Melanie McDonagh Melanie McDonagh

Cameron should leave this terrible ‘tax breaks for cleaners’ idea in Sweden

There are times when you think, really, the Prime Minister should get out less. The good ideas he comes back with when he goes abroad are fine and dandy — of which, more later — but the bad ones are very bad indeed. One notion he is considering just now after attending a Nordic-Baltic summit is the Swedish/Finnish one of giving people who employ domestic help tax relief on half of the cost. On the plus side, you get more women in the workplace, by allowing them to subcontract the domestic drudgery, and you shift thousands of workers, mostly female, from the black economy to the respectable economy.

For the downside, I hardly know where to start.
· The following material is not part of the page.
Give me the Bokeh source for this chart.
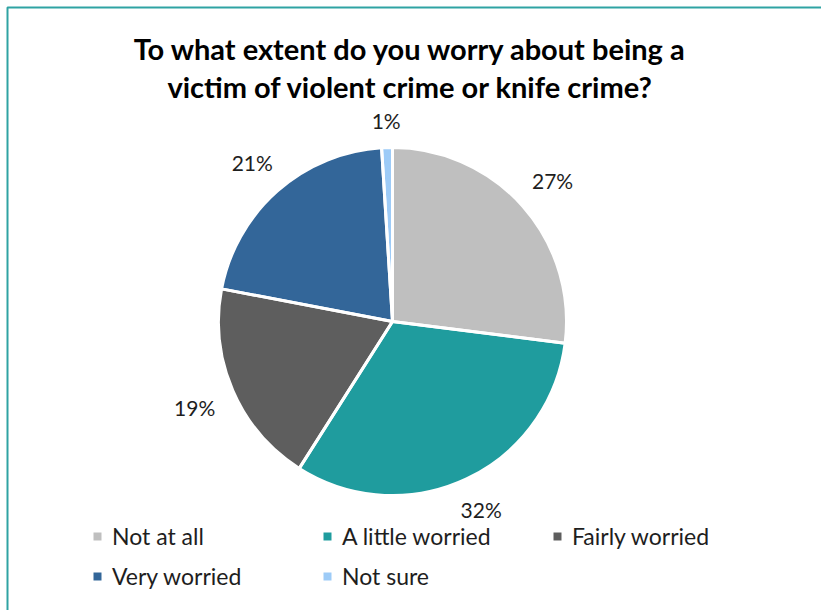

Look, of all the problem David Cameron has got, the most acute is that he looks, sounds and seems like a toff who gets to know about ordinary people’s lives from his cleaners and his drivers and his friends’ cleaners and drivers (actually, I knew one newspaper editor like that). So let me spell it out: giving a tax break to people like his wife is not the way to seem less out of touch. It makes him look like a man looking after his own. It’s not going to come across as a measure to help the domestics; it’s going to sound and feel like something to help the middle-class women who employ them. It would be a Valentine’s gift for Labour — notwithstanding the fact that every single left-leaning female pundit who opines on it will herself be employing a cleaner, probably of Polish origin, and may indeed mention as much in the course of her diatribe.
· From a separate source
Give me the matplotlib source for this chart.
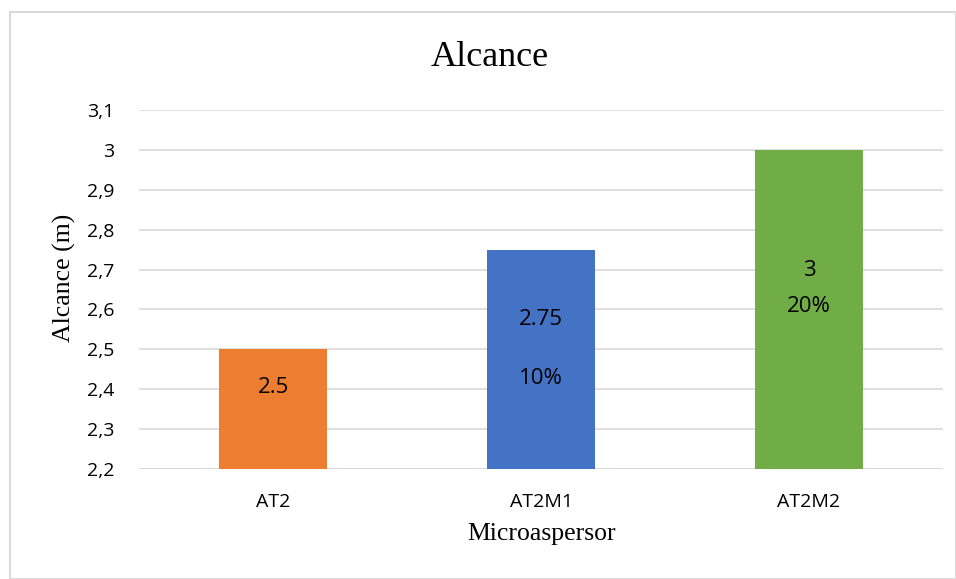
import matplotlib
matplotlib.use("Agg")
import matplotlib.pyplot as plt
from matplotlib.patches import Rectangle

categories = ["AT2", "AT2M1", "AT2M2"]
alcance = [2.5, 2.75, 3.0]
value_labels = ["2.5", "2.75", "3"]
pct_labels = ["", "10%", "20%"]
colors = ["#ED7D31", "#4472C4", "#70AD47"]
yticks = [2.2, 2.3, 2.4, 2.5, 2.6, 2.7, 2.8, 2.9, 3.0, 3.1]
ytick_labels = ["2,2", "2,3", "2,4", "2,5", "2,6", "2,7", "2,8", "2,9", "3", "3,1"]

# label heights inside each bar (data units)
value_label_y = [2.405, 2.574, 2.697]
pct_label_y = [None, 2.427, 2.607]

sans = ["Open Sans", "DejaVu Sans"]
serif = ["Liberation Serif", "DejaVu Serif"]

fig = plt.figure(figsize=(9.56, 5.79), dpi=100)
ax = fig.add_axes([0.1454, 0.19, 0.8410, 0.62])

x = range(len(categories))
ax.bar(x, [v - 2.2 for v in alcance], bottom=2.2, width=0.403,
       color=colors, zorder=3)

ax.set_xlim(-0.5, 2.5)
ax.set_ylim(2.2, 3.1)
ax.set_yticks(yticks)
ax.set_yticklabels(ytick_labels, fontfamily=sans, fontsize=14)
ax.set_xticks(list(x))
ax.set_xticklabels(categories, fontfamily=sans, fontsize=14)
ax.tick_params(axis="both", length=0, colors="#000000")
ax.tick_params(axis="y", pad=18)
ax.tick_params(axis="x", pad=17)

ax.grid(axis="y", color="#d9d9d9", linewidth=1.2, zorder=0)
for s in ax.spines.values():
    s.set_visible(False)
ax.axhline(2.2, color="#d9d9d9", linewidth=1.2, zorder=2)

for i in range(len(categories)):
    ax.text(i, value_label_y[i], value_labels[i], ha="center", va="center",
            fontfamily=sans, fontsize=16, color="#000000", zorder=4)
    if pct_labels[i]:
        ax.text(i, pct_label_y[i], pct_labels[i], ha="center", va="center",
                fontfamily=sans, fontsize=16, color="#000000", zorder=4)

fig.text(0.5125, 1 - 66 / 579, "Alcance", ha="center", va="baseline",
         fontfamily=serif, fontsize=26)
fig.text(0.566, 1 - 540 / 579, "Microaspersor", ha="center", va="baseline",
         fontfamily=serif, fontsize=18.5)
fig.text(0.067, 1 - 278 / 579, "Alcance (m)", ha="center", va="center",
         rotation=90, fontfamily=serif, fontsize=18.5)

fig.add_artist(Rectangle((9.5 / 956, 0), (956 - 9.5) / 956, 1 - 11.5 / 579,
                         transform=fig.transFigure, fill=False,
                         edgecolor="#d9d9d9", linewidth=1.5))

fig.savefig("out.png", dpi=100)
Indeed in Sweden, by all accounts — and I yield to the editor of the Spectator on this one — the measure has its critics. They say it benefits the high earners more than the lower paid on the employers’ side and it benefits migrant workers more than locals when it comes to the employees. And the same would be true in spades here — if you know an English cleaning lady, you probably don’t live in London

That out-of-touchness is, I’d say, at the root of an awful lot of Tory problems. It’s how they ended up taking child benefit away from higher rate taxpayers. I can only fancy that the Chancellor had his ear bent by umpteen trust-fund wives, who told him how ridiculous it was that they were being paid child benefit. I know I’ve heard that one from the wealthy again and again. Trouble is, by listening to the upper ten thousand, you lose track of the fact that it’s actually rather a good benefit for many more people who are only just in the higher tax band but whose pips are being well and truly squeezed by rising inflation, the inexorable fact that children get dearer as they get older, and, quite possibly high levels of personal debt — all right, that last one may be just me. Being a universal benefit meant that it didn’t bring in its wake an army of means testers; it was yours of right.

And that’s the other thing that’s wrong with this attempt to use the tax system to get women back to work. The tax system should, I’d say, discriminate in favour of marriage but it should not be used to favour those who work outside the home as against those who work in it, bringing up children and cleaning up after them. A universal benefit doesn’t do that; it’s yours whether you farm your children out or mind them yourself. And giving tax breaks for domestics goes against another erstwhile Tory ambition, which is to simplify the tax system, not render it more complicated.

Which brings me back to one of the Swedish ideas the Prime Minister should have brought back home with him: that of his fellow Conservative (or, rather, ‘Moderate’), the Swedish premier Frederik Reinfeldt, who transformed his country’s economic prospects by cutting taxes for the working poor. Cutting taxes, and letting people spend their money how they want — rather than nudging them in the direction of employing domestics — is, I’d say, a profoundly conservative way to go.